Exercise task
Skip the pictures. Set down, word for word, the lines from the start of the material up to and including the line with "import pandas as pd".

= = = = = = =

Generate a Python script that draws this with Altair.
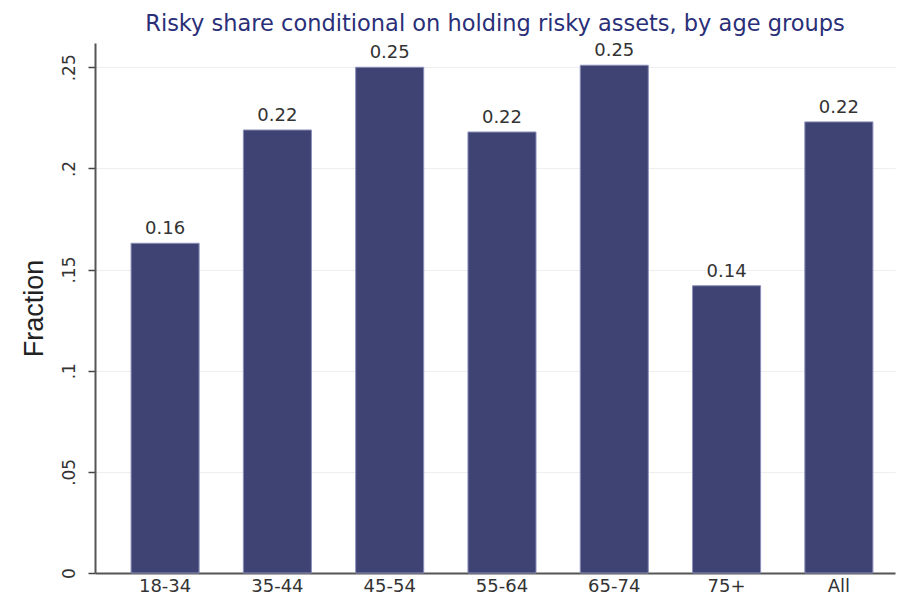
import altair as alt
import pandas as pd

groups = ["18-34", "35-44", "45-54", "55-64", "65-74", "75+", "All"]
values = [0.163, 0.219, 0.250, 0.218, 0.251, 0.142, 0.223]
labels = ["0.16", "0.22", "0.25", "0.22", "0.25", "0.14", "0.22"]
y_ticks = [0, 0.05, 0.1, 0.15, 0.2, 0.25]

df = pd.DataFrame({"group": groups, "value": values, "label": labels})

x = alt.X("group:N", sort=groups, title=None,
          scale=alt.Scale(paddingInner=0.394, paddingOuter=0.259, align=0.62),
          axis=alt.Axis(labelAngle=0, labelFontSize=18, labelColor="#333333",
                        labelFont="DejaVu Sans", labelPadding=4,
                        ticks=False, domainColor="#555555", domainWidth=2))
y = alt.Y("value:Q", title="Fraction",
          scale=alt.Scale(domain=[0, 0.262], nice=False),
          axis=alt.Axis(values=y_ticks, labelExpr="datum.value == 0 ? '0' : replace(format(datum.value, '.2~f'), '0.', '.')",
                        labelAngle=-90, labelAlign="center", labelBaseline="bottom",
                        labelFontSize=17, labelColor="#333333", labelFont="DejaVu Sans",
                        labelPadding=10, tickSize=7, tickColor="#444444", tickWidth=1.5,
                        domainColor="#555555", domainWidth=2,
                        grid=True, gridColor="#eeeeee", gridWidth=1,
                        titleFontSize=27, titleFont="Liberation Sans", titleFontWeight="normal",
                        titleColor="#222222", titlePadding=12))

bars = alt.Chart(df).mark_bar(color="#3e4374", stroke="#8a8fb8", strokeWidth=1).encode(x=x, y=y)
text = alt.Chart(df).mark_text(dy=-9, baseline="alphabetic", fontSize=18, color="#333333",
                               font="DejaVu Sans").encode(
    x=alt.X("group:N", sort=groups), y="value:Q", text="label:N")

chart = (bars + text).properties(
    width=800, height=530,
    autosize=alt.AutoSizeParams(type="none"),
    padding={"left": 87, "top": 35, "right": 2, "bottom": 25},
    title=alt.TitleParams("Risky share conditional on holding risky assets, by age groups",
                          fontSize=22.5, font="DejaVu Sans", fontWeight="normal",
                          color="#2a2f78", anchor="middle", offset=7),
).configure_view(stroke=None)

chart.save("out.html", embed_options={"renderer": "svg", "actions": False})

= = = = = = =

Expected answer
Generate a Python script that draws this with Altair.
import altair as alt
import pandas as pd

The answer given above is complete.